_Stated problem:_
Your task is to copy the listing exactly. Drop any pictures from the copy.

_Data excerpt:_
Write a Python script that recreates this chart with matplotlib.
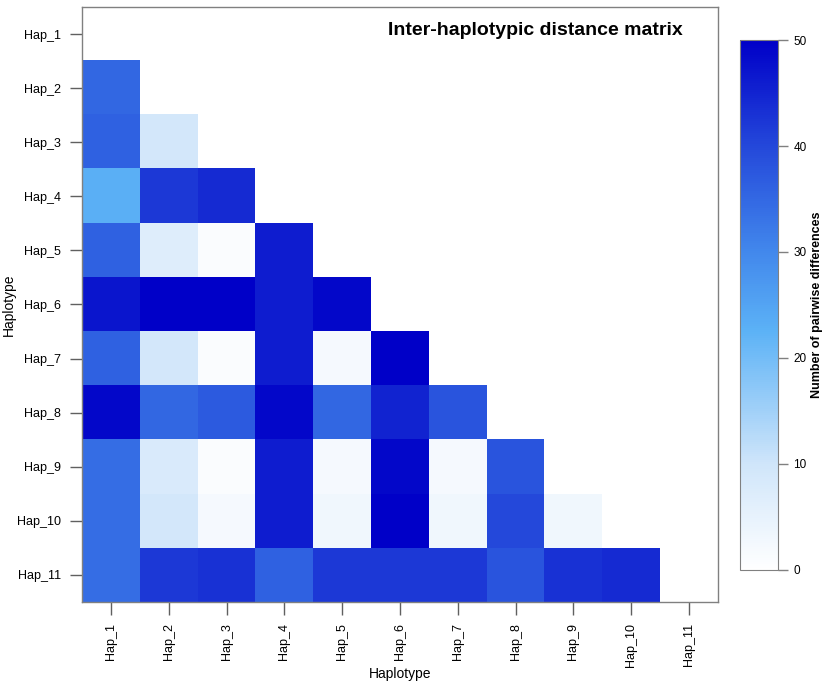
import numpy as np
import matplotlib
matplotlib.use("Agg")
import matplotlib.pyplot as plt
from matplotlib.colors import LinearSegmentedColormap

plt.rcParams['font.family'] = ['Liberation Sans', 'DejaVu Sans']

haps = ["Hap_1", "Hap_2", "Hap_3", "Hap_4", "Hap_5", "Hap_6",
        "Hap_7", "Hap_8", "Hap_9", "Hap_10", "Hap_11"]

# lower triangle, row i holds distances to Hap_1 .. Hap_(i)
row_2 = [35]
row_3 = [36, 9]
row_4 = [23, 42, 44]
row_5 = [36, 7, 1, 46]
row_6 = [47, 50, 50, 46, 49]
row_7 = [36, 9, 1, 46, 2, 50]
row_8 = [49, 35, 37, 49, 35, 45, 38]
row_9 = [34, 8, 1, 46, 2, 49, 2, 38]
row_10 = [34, 9, 2, 46, 3, 50, 3, 40, 3]
row_11 = [34, 42, 43, 36, 42, 42, 42, 38, 43, 44]
rows = [[], row_2, row_3, row_4, row_5, row_6, row_7, row_8, row_9, row_10, row_11]

n = len(haps)
mat = np.full((n, n), np.nan)
for i, r in enumerate(rows):
    for j, v in enumerate(r):
        mat[i, j] = v
mat = np.ma.masked_invalid(mat)

cmap = LinearSegmentedColormap.from_list(
    "hapblue",
    [(0.0, "#ffffff"), (0.2, "#cfe5fa"), (0.45, "#5cb2f6"),
     (0.6, "#4288ec"), (0.8, "#2448da"), (1.0, "#0000c8")])

fig = plt.figure(figsize=(8.26, 6.84), dpi=100)
ax = fig.add_axes([0.0993, 0.1199, 0.7697, 0.8699])
im = ax.imshow(mat, cmap=cmap, vmin=0, vmax=50, aspect="auto",
               interpolation="nearest")
ax.set_xlim(-0.5, n - 0.5)
ax.set_ylim(n - 0.5, -0.5)

for s in ax.spines.values():
    s.set_color("#808080")
    s.set_linewidth(1)

ax.set_xticks(range(n))
ax.set_xticklabels(haps, rotation=90, fontsize=9)
ax.set_yticks(range(n))
ax.set_yticklabels(haps, fontsize=9)
ax.tick_params(length=9, width=1, color="#606060", pad=6)
ax.set_xlabel("Haplotype", fontsize=10, labelpad=0)
ax.set_ylabel("Haplotype", fontsize=10, labelpad=1)
ax.text(0.945, 0.96, "Inter-haplotypic distance matrix", transform=ax.transAxes,
        ha="right", va="center", fontsize=14, fontweight="bold")

cax = fig.add_axes([0.896, 0.1667, 0.046, 0.7748])
cb = fig.colorbar(im, cax=cax, ticks=[0, 10, 20, 30, 40, 50])
cb.outline.set_edgecolor("#808080")
cb.ax.tick_params(length=7, width=1, color="#808080", labelsize=8.5, pad=4)
cb.set_label("Number of pairwise differences", fontsize=9, fontweight="bold",
             labelpad=3)

fig.savefig("out.png", dpi=100)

_Solution to this exercise:_
Write a Python script that recreates this chart with matplotlib.
import numpy as np
import matplotlib
matplotlib.use("Agg")
import matplotlib.pyplot as plt
from matplotlib.colors import LinearSegmentedColormap

plt.rcParams['font.family'] = ['Liberation Sans', 'DejaVu Sans']

haps = ["Hap_1", "Hap_2", "Hap_3", "Hap_4", "Hap_5", "Hap_6",
        "Hap_7", "Hap_8", "Hap_9", "Hap_10", "Hap_11"]

# lower triangle, row i holds distances to Hap_1 .. Hap_(i)
row_2 = [35]
row_3 = [36, 9]
row_4 = [23, 42, 44]
row_5 = [36, 7, 1, 46]
row_6 = [47, 50, 50, 46, 49]
row_7 = [36, 9, 1, 46, 2, 50]
row_8 = [49, 35, 37, 49, 35, 45, 38]
row_9 = [34, 8, 1, 46, 2, 49, 2, 38]
row_10 = [34, 9, 2, 46, 3, 50, 3, 40, 3]
row_11 = [34, 42, 43, 36, 42, 42, 42, 38, 43, 44]
rows = [[], row_2, row_3, row_4, row_5, row_6, row_7, row_8, row_9, row_10, row_11]

n = len(haps)
mat = np.full((n, n), np.nan)
for i, r in enumerate(rows):
    for j, v in enumerate(r):
        mat[i, j] = v
mat = np.ma.masked_invalid(mat)

cmap = LinearSegmentedColormap.from_list(
    "hapblue",
    [(0.0, "#ffffff"), (0.2, "#cfe5fa"), (0.45, "#5cb2f6"),
     (0.6, "#4288ec"), (0.8, "#2448da"), (1.0, "#0000c8")])

fig = plt.figure(figsize=(8.26, 6.84), dpi=100)
ax = fig.add_axes([0.0993, 0.1199, 0.7697, 0.8699])
im = ax.imshow(mat, cmap=cmap, vmin=0, vmax=50, aspect="auto",
               interpolation="nearest")
ax.set_xlim(-0.5, n - 0.5)
ax.set_ylim(n - 0.5, -0.5)

for s in ax.spines.values():
    s.set_color("#808080")
    s.set_linewidth(1)

ax.set_xticks(range(n))
ax.set_xticklabels(haps, rotation=90, fontsize=9)
ax.set_yticks(range(n))
ax.set_yticklabels(haps, fontsize=9)
ax.tick_params(length=9, width=1, color="#606060", pad=6)
ax.set_xlabel("Haplotype", fontsize=10, labelpad=0)
ax.set_ylabel("Haplotype", fontsize=10, labelpad=1)
ax.text(0.945, 0.96, "Inter-haplotypic distance matrix", transform=ax.transAxes,
        ha="right", va="center", fontsize=14, fontweight="bold")

cax = fig.add_axes([0.896, 0.1667, 0.046, 0.7748])
cb = fig.colorbar(im, cax=cax, ticks=[0, 10, 20, 30, 40, 50])
cb.outline.set_edgecolor("#808080")
cb.ax.tick_params(length=7, width=1, color="#808080", labelsize=8.5, pad=4)
cb.set_label("Number of pairwise differences", fontsize=9, fontweight="bold",
             labelpad=3)

fig.savefig("out.png", dpi=100)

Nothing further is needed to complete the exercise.